Rethinking Coordination Without Forecasting
The industry response has increasingly focused on coordination rather than prediction. Forecasting AI demand remains difficult due to its software-driven nature. Coordination, however, allows systems to respond dynamically without perfect foresight.
Grid-interactive computing models emphasize responsiveness over anticipation. They treat AI workloads as participants in grid behavior rather than passive consumers. This reframing aligns incentives without requiring constant intervention.
Such approaches acknowledge that the mismatch between grid response times and AI demand spikes cannot be eliminated entirely. Instead, it can be managed through shared operational awareness.
A Structural Issue, Not a Temporary One
The convergence of AI and energy infrastructure represents a long-term structural shift.
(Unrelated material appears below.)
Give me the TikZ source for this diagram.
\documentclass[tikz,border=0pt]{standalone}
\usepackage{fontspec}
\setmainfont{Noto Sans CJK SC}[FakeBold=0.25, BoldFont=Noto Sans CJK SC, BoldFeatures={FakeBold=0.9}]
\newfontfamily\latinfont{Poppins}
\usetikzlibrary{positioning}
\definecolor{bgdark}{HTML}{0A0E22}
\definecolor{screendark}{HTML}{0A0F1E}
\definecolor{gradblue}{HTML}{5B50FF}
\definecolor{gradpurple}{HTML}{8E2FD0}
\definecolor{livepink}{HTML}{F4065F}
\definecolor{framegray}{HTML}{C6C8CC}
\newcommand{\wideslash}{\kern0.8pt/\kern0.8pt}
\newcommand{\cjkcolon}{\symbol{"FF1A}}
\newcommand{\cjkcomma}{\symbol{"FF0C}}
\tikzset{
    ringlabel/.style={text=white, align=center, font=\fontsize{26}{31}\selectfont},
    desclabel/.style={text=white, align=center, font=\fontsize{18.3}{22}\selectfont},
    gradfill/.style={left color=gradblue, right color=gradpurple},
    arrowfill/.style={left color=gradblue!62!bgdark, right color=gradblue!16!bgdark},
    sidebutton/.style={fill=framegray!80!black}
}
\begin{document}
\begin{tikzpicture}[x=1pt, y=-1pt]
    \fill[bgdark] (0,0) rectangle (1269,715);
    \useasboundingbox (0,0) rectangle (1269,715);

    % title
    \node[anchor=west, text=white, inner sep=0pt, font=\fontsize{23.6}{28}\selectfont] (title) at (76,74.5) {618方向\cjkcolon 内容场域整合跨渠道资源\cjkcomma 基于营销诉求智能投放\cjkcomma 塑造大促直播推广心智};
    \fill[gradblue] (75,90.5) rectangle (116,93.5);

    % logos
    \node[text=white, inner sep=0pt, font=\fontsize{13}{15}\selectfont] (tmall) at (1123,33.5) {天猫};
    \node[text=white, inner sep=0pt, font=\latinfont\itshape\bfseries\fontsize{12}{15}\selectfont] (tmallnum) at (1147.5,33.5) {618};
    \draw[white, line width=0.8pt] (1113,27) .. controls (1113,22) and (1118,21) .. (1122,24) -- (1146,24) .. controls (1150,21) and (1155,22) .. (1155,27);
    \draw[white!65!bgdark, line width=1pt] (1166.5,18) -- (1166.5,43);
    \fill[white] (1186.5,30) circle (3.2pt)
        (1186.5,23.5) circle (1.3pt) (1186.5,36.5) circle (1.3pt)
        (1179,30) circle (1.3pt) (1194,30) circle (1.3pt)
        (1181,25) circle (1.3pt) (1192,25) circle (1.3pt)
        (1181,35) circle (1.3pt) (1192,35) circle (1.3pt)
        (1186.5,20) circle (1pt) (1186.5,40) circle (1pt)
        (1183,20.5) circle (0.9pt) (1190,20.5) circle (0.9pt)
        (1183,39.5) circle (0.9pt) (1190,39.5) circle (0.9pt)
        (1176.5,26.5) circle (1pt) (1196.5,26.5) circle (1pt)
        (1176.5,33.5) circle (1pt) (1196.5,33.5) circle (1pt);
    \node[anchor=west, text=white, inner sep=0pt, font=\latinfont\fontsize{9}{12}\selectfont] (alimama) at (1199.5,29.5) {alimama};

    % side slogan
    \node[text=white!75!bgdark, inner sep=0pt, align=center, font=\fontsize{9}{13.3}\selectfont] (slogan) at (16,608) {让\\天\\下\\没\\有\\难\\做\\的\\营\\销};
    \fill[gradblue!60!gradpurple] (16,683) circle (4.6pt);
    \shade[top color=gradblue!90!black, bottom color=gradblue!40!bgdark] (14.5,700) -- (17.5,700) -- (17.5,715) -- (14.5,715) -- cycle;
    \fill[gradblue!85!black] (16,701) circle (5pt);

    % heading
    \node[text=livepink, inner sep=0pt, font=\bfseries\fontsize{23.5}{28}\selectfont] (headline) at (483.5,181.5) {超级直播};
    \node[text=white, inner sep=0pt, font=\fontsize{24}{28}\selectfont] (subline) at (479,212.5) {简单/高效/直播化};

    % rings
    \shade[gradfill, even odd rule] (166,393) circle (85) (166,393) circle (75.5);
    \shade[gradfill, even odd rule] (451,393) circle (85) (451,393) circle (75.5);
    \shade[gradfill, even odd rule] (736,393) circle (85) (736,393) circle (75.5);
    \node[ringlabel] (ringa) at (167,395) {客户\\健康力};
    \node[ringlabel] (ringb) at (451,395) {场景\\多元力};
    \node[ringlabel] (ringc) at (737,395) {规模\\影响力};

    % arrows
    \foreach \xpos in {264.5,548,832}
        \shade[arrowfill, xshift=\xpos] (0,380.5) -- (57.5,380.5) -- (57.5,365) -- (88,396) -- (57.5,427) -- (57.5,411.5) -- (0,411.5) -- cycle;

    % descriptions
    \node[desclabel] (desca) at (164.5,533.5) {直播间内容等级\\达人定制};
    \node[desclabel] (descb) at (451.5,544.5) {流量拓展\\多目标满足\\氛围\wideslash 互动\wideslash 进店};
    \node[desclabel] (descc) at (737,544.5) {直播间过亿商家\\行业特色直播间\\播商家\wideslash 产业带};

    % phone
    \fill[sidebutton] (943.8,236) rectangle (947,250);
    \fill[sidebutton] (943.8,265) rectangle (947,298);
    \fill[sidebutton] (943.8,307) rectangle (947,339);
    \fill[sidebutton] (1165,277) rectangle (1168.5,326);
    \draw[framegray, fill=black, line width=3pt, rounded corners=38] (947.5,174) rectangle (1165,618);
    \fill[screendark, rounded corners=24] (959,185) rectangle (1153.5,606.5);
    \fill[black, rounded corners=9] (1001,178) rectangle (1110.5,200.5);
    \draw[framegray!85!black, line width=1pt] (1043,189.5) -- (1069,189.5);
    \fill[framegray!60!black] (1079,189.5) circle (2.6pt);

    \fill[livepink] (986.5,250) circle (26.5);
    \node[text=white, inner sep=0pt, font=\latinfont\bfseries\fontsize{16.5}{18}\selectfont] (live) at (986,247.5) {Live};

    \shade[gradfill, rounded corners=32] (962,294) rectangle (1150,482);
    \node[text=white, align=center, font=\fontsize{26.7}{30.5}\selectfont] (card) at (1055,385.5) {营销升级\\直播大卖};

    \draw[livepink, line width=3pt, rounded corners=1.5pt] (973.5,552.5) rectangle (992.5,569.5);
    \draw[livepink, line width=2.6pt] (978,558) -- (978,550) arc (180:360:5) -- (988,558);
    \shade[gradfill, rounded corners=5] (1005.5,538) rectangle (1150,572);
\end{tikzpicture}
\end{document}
AI demand will continue to express itself at machine speed. Grids will continue to prioritize stability. Neither system is likely to abandon its core principles.
Understanding this reality changes the narrative. The issue is not whether grids can keep up, but how they coexist with systems that operate on different clocks. The answer lies in interface design rather than dominance.
As AI reshapes industrial demand, power systems become participants in a broader digital ecosystem. Managing that role requires accepting friction as a design constraint. The future of energy reliability will depend on how well these mismatched tempos are reconciled.